→ Given records:

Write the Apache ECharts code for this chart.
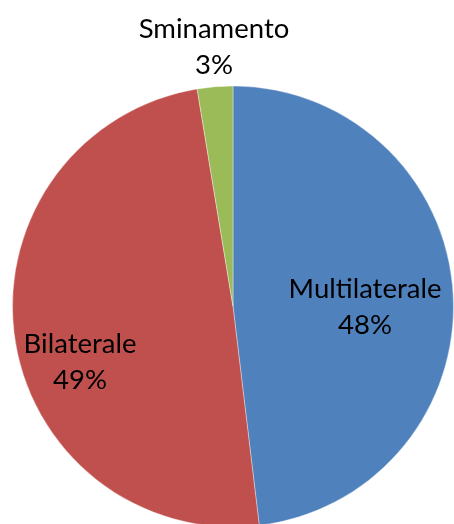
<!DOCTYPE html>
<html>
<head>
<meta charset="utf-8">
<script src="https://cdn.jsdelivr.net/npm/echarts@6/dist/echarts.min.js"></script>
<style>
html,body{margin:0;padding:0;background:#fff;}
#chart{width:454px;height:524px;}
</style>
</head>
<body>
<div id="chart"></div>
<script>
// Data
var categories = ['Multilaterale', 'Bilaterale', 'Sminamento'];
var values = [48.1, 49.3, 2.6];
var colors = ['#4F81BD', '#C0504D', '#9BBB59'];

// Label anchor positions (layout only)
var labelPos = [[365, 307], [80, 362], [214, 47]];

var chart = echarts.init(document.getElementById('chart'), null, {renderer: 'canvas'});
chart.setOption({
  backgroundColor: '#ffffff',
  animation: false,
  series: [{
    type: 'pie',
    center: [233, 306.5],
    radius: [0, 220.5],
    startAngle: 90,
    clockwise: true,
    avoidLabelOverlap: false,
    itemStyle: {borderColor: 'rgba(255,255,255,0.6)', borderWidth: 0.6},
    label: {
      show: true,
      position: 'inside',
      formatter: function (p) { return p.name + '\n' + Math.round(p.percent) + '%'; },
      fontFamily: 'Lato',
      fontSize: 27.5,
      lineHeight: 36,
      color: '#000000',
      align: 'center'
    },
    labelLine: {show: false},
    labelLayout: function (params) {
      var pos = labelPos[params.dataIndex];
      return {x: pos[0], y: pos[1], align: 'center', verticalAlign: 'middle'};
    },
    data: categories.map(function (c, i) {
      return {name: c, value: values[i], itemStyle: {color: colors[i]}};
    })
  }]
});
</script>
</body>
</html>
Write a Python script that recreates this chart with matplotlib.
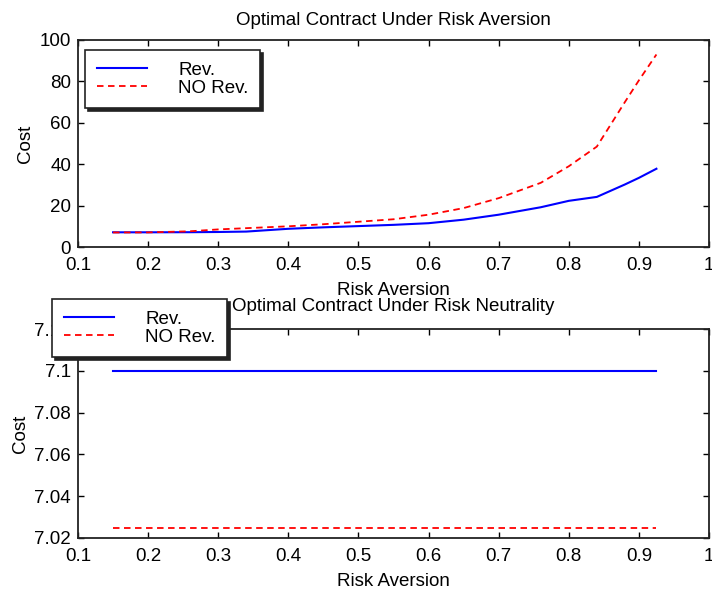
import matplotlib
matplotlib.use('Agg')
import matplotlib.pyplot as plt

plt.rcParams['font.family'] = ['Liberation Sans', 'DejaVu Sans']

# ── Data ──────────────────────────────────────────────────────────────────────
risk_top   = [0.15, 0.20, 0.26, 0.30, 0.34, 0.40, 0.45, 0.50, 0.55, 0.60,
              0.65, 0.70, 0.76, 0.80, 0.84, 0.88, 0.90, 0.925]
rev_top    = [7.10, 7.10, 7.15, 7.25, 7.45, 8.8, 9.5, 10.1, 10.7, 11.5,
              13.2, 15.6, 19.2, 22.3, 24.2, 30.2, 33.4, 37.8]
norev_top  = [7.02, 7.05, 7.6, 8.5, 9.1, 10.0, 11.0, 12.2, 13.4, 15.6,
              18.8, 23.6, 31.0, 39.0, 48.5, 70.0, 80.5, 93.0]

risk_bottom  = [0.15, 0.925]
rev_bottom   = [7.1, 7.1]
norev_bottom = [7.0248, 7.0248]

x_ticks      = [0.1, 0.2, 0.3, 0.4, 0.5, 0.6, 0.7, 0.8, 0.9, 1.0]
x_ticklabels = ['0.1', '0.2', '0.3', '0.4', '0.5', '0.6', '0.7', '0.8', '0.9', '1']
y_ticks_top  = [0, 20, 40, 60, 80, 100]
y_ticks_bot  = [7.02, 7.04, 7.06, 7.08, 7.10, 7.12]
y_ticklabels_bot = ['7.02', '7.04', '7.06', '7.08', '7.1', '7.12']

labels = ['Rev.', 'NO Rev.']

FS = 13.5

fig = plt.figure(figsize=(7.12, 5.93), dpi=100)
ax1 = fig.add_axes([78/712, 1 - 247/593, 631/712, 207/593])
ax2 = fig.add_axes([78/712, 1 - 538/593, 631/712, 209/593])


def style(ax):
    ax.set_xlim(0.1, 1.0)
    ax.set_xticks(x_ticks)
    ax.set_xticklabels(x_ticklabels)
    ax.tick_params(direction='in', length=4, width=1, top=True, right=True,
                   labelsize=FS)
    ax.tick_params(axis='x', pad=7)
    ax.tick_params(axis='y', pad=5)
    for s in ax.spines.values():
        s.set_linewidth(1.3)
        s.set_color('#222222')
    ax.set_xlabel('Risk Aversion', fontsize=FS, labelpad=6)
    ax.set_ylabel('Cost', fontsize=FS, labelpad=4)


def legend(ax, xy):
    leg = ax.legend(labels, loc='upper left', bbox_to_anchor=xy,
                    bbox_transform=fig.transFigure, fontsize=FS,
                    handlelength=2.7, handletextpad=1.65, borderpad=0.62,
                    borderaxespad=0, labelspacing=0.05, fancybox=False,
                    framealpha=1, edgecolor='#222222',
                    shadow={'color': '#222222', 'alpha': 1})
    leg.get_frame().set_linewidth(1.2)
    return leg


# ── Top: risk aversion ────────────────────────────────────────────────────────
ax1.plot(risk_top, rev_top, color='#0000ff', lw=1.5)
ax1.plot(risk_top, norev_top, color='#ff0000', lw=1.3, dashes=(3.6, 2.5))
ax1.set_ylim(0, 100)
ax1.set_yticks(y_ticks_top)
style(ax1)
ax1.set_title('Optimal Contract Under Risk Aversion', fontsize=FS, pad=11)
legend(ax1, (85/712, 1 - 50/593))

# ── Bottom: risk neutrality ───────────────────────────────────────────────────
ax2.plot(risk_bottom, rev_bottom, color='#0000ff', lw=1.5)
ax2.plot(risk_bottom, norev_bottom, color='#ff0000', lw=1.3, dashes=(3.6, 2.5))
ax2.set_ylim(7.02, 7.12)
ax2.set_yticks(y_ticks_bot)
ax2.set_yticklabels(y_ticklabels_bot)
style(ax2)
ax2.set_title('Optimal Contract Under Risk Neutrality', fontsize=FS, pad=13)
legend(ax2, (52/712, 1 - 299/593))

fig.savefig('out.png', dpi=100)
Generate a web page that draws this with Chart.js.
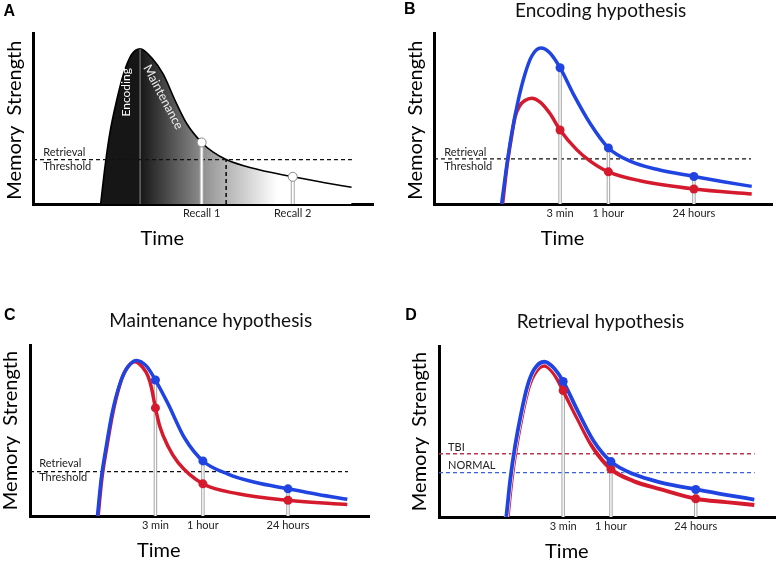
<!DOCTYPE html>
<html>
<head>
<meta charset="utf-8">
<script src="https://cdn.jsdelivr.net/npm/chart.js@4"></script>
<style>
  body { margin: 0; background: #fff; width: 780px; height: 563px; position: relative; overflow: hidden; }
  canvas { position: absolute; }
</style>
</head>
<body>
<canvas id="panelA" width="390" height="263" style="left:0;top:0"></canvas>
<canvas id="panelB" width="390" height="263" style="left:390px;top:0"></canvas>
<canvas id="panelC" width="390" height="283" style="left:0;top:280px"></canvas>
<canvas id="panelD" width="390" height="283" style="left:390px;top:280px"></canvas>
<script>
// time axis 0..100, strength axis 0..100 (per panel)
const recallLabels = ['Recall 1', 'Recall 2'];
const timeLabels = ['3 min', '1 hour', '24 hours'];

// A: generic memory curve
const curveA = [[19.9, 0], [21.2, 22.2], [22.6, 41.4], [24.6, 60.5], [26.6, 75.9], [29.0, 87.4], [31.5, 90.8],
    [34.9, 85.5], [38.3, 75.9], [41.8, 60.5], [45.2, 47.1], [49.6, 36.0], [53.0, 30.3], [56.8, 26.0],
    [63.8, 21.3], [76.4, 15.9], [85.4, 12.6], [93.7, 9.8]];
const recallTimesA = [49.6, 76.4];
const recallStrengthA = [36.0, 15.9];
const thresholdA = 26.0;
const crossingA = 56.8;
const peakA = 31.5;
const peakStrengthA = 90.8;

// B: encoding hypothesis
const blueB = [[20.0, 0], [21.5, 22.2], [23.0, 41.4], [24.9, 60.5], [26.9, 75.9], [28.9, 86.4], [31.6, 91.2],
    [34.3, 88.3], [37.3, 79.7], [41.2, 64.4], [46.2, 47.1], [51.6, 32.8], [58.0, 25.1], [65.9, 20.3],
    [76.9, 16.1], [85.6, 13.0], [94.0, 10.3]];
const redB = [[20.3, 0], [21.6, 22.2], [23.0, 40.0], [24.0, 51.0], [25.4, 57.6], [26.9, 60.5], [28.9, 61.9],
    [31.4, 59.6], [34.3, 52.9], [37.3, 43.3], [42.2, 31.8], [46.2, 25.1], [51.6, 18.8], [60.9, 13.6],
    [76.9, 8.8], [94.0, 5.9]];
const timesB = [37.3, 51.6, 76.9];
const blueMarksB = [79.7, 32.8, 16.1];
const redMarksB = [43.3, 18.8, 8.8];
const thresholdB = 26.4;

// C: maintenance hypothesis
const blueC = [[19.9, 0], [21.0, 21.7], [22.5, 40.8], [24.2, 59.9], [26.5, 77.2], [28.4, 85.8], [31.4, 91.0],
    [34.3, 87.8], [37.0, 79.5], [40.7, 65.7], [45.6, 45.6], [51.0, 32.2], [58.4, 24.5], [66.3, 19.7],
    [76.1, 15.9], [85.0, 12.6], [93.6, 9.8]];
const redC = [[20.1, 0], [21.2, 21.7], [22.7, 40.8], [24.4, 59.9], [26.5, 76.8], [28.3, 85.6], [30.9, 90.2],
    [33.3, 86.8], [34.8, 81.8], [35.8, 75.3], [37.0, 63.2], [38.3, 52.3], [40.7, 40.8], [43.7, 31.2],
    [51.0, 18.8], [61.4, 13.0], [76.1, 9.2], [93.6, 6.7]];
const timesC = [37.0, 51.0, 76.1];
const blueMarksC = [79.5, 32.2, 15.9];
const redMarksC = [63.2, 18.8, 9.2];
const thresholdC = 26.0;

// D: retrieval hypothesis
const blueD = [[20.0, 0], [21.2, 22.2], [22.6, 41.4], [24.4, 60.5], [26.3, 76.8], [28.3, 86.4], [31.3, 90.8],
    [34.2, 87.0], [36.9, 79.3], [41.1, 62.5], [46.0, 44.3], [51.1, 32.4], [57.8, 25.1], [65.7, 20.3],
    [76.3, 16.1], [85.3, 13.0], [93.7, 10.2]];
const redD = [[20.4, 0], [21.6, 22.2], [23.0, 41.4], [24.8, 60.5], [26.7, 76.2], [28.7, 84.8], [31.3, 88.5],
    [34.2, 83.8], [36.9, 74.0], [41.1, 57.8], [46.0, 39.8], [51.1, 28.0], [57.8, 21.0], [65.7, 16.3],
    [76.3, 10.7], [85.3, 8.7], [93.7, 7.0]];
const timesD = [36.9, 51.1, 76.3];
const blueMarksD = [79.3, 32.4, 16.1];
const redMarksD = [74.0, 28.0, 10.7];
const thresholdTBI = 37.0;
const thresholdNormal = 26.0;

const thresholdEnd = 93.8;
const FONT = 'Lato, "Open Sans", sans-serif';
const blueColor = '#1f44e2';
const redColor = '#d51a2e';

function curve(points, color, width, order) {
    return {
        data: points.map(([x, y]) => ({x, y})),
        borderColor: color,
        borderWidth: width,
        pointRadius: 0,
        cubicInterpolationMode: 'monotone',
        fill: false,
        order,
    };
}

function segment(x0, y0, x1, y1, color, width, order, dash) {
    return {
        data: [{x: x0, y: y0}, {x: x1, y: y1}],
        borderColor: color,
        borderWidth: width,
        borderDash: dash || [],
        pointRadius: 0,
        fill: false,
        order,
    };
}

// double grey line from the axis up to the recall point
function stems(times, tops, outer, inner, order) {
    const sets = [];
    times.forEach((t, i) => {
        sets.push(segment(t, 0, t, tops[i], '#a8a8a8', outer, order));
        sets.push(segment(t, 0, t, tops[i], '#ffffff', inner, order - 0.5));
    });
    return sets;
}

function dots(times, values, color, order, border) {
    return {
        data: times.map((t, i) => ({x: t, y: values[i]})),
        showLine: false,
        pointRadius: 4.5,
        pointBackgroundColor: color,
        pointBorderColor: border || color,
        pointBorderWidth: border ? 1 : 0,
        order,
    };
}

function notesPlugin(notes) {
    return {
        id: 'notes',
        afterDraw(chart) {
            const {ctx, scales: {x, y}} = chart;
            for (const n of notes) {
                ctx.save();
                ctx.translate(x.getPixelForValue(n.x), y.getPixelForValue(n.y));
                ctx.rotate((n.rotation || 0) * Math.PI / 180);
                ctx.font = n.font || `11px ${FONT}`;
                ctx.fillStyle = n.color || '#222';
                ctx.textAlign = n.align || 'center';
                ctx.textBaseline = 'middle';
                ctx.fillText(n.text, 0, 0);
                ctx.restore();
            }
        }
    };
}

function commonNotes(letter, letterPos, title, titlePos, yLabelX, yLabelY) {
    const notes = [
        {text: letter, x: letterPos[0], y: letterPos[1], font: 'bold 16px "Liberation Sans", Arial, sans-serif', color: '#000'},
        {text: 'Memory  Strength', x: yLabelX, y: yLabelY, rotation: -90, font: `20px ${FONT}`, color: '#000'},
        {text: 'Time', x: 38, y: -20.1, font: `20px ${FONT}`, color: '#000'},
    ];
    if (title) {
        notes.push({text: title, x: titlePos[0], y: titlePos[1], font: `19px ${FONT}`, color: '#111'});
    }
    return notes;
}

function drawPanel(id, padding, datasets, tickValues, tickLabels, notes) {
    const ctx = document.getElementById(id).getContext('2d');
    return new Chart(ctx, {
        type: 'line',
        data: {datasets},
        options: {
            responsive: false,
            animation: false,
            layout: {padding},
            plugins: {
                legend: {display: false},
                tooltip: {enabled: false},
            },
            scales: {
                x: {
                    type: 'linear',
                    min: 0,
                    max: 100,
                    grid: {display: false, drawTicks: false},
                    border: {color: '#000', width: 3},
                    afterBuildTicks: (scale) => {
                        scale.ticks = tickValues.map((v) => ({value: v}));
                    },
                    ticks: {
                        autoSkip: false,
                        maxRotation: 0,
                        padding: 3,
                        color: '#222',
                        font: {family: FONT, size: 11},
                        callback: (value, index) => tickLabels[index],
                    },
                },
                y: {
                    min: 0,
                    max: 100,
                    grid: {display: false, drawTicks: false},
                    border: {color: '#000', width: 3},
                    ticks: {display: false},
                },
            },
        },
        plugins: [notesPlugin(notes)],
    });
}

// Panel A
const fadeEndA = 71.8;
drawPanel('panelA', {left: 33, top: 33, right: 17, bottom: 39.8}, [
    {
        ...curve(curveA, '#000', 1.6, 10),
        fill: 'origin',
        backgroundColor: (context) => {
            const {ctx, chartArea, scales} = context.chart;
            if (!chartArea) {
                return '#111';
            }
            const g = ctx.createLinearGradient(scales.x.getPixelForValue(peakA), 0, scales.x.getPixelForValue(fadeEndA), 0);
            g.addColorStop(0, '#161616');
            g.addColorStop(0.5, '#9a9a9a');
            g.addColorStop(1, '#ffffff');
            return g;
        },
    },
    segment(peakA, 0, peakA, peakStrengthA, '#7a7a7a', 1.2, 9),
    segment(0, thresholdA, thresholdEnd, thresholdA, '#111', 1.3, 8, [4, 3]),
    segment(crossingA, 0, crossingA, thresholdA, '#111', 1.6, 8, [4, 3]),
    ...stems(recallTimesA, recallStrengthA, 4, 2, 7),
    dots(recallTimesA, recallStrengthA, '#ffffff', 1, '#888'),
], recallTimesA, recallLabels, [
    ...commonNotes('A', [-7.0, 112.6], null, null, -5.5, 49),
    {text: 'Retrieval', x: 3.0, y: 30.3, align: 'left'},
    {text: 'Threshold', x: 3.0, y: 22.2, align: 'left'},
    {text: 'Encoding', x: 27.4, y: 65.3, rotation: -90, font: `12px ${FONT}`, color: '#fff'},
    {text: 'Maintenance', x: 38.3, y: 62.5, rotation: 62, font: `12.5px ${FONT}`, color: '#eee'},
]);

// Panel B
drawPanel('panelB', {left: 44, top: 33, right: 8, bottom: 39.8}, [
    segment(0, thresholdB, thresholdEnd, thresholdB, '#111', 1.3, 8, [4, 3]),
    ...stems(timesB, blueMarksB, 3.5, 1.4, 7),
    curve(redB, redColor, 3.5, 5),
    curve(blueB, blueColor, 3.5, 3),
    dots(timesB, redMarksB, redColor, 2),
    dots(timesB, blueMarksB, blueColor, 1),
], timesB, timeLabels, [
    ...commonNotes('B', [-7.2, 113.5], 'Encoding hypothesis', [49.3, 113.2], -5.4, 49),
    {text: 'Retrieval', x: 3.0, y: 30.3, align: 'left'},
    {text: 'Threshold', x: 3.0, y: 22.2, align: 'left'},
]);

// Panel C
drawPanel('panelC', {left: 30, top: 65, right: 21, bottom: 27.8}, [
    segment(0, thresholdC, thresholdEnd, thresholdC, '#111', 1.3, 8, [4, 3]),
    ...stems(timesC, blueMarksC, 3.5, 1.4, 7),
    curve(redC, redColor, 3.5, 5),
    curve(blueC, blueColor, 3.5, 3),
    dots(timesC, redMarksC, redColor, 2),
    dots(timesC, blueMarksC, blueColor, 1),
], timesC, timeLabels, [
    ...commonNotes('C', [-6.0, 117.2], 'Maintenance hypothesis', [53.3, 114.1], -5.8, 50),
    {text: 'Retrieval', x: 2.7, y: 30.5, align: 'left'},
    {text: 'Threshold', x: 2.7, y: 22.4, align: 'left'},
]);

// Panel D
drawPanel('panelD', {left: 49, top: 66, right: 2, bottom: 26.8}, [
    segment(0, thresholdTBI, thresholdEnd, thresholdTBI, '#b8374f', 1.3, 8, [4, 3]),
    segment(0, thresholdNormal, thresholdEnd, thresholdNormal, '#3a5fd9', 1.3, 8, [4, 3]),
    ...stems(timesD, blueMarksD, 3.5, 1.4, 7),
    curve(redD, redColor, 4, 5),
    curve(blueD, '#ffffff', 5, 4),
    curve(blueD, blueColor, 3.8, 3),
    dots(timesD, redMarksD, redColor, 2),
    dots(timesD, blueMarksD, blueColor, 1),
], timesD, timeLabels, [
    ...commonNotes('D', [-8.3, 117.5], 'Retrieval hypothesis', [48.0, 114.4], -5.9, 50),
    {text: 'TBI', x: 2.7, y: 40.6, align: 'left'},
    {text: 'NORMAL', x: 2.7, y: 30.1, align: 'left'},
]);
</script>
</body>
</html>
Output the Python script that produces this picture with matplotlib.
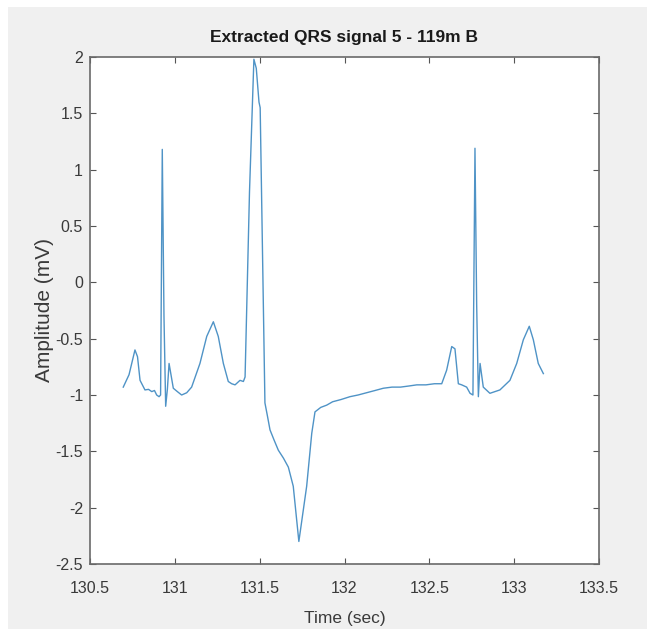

→ Request: Return every line containing "matplotlib".

→ Written answer:
Write a Python script that recreates this chart with matplotlib.
import matplotlib
matplotlib.use('Agg')
import matplotlib.pyplot as plt
Output the Python script that produces this picture with matplotlib.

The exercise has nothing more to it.